INPUT MATERIAL:
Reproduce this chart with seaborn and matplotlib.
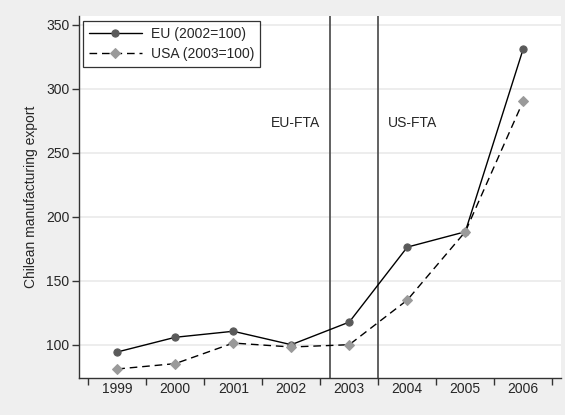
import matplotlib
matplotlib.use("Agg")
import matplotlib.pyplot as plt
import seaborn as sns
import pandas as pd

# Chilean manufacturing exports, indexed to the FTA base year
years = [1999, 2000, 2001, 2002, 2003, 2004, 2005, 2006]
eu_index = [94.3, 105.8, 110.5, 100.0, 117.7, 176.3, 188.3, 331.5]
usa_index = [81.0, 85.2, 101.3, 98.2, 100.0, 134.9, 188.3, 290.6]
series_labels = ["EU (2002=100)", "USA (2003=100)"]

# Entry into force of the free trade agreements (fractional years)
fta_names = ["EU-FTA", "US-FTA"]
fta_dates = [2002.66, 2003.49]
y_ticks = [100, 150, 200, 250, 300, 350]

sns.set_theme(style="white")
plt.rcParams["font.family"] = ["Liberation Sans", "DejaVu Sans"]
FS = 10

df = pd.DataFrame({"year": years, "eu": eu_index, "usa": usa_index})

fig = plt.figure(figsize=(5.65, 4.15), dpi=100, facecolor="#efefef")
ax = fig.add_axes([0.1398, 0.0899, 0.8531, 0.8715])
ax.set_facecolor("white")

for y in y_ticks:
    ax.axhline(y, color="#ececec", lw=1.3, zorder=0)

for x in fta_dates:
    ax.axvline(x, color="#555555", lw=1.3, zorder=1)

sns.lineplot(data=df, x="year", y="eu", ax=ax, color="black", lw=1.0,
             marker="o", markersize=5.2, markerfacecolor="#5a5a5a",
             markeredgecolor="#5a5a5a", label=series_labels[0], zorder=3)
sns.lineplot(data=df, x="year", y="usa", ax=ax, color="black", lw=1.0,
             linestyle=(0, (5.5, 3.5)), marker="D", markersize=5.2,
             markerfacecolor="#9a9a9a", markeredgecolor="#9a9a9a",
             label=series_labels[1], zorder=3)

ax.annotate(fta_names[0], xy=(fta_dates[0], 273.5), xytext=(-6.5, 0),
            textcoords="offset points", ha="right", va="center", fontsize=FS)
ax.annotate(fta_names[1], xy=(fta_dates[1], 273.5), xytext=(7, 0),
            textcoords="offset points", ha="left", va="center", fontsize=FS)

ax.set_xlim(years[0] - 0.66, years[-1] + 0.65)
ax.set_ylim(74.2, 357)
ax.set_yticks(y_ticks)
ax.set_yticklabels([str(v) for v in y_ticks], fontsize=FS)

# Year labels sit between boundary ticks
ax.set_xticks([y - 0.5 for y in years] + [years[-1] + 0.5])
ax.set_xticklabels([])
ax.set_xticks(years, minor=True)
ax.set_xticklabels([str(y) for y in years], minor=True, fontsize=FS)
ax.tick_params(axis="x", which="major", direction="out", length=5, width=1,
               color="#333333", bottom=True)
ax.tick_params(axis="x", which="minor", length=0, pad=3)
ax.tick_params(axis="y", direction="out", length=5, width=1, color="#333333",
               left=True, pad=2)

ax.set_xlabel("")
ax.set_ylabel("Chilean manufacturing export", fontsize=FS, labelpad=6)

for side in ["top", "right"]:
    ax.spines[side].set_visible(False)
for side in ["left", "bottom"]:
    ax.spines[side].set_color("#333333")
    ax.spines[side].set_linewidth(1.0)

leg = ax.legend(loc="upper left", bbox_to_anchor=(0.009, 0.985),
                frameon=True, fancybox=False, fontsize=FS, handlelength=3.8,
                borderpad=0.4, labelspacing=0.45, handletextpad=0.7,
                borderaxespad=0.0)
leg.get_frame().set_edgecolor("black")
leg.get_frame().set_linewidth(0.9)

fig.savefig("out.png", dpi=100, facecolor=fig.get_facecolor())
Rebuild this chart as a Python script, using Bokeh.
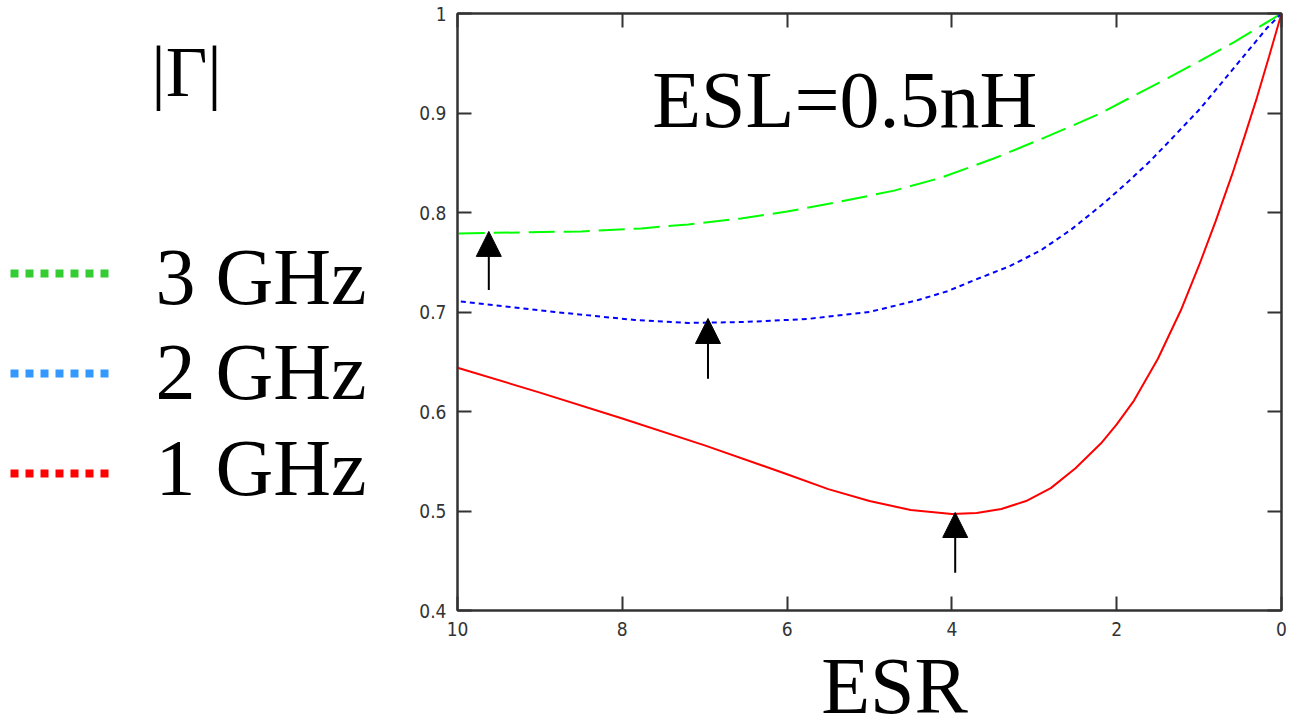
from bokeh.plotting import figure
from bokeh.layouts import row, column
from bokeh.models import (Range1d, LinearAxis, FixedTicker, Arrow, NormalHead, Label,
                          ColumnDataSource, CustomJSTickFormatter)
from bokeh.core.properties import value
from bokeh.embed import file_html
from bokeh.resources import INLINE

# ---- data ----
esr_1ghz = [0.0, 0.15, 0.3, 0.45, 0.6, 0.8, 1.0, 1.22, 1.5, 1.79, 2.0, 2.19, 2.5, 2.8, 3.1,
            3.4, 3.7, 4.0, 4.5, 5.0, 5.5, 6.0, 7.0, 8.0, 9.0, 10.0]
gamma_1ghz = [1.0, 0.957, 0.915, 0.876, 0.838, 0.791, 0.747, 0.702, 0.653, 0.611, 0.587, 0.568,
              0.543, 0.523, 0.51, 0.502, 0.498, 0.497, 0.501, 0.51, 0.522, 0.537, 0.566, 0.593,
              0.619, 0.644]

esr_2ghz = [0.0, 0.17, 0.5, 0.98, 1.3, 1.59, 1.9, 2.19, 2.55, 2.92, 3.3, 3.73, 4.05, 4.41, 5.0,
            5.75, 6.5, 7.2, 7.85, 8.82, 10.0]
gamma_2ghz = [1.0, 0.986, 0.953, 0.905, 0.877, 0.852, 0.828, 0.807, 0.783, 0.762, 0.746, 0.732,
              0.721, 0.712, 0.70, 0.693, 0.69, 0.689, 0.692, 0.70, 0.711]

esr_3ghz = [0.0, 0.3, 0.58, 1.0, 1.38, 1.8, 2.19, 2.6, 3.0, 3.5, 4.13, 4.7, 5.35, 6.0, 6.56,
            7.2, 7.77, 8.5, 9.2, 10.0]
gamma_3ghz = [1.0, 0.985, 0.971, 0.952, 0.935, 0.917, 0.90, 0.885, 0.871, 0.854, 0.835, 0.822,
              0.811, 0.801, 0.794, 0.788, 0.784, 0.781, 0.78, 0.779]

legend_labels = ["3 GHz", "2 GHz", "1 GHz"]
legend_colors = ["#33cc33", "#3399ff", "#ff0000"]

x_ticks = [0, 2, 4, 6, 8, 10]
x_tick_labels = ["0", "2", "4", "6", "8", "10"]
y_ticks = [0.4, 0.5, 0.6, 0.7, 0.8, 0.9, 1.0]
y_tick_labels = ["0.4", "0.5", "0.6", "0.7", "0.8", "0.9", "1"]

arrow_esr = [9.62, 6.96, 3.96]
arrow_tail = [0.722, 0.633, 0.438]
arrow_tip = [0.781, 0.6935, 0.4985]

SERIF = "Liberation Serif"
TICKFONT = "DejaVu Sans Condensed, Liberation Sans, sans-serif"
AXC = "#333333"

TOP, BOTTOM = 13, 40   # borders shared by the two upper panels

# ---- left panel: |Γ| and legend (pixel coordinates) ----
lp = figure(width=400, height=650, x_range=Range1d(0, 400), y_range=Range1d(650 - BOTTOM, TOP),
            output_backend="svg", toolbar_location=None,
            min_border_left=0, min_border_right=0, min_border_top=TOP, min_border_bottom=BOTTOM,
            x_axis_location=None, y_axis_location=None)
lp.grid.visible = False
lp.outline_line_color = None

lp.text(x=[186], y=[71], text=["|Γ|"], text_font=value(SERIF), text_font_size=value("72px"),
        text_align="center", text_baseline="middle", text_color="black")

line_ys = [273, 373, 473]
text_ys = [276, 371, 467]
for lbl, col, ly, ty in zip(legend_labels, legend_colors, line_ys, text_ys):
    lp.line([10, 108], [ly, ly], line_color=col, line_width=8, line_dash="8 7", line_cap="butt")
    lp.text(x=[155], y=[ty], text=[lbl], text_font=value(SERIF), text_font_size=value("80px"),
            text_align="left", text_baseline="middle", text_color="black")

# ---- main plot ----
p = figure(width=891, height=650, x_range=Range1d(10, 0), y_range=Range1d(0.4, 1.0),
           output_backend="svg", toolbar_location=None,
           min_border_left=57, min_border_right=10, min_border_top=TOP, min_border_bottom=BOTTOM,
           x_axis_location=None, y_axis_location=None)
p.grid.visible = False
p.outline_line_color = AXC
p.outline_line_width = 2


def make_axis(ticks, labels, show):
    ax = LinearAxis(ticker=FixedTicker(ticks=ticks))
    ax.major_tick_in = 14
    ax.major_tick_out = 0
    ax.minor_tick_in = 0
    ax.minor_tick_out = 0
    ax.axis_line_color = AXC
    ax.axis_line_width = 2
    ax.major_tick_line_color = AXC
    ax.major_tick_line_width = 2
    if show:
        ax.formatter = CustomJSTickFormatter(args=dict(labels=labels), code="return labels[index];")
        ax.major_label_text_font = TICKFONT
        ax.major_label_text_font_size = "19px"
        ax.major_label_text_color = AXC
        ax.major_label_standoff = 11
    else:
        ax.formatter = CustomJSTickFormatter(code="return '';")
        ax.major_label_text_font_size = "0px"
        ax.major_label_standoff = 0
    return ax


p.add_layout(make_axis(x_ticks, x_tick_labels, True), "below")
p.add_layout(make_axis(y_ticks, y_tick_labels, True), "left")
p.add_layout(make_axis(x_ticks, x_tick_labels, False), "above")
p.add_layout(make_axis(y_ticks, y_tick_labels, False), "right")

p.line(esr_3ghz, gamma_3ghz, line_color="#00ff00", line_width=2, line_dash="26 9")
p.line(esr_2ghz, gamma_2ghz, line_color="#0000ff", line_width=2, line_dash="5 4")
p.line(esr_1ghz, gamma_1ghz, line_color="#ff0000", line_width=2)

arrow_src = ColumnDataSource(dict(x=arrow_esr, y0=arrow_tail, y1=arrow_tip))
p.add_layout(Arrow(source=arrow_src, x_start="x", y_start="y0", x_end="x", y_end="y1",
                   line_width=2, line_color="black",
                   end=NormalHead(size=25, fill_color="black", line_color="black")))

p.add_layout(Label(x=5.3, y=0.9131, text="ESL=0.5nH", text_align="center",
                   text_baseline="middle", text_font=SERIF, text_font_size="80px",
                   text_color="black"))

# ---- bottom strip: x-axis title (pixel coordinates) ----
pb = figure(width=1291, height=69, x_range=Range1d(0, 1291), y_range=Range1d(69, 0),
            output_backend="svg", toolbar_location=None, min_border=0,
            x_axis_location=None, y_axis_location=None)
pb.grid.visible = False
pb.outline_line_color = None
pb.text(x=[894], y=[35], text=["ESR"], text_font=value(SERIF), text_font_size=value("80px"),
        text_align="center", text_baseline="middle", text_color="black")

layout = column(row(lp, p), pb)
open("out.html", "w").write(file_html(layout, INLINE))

TASK BRIEF:
Everything from the line with "Rebuild this chart" down to the line with "from bokeh.resources import INLINE" in the data above should be copied exactly, with both end lines kept and the pictures left out.

ANSWER TO THE TASK:
Rebuild this chart as a Python script, using Bokeh.
from bokeh.plotting import figure
from bokeh.layouts import row, column
from bokeh.models import (Range1d, LinearAxis, FixedTicker, Arrow, NormalHead, Label,
                          ColumnDataSource, CustomJSTickFormatter)
from bokeh.core.properties import value
from bokeh.embed import file_html
from bokeh.resources import INLINE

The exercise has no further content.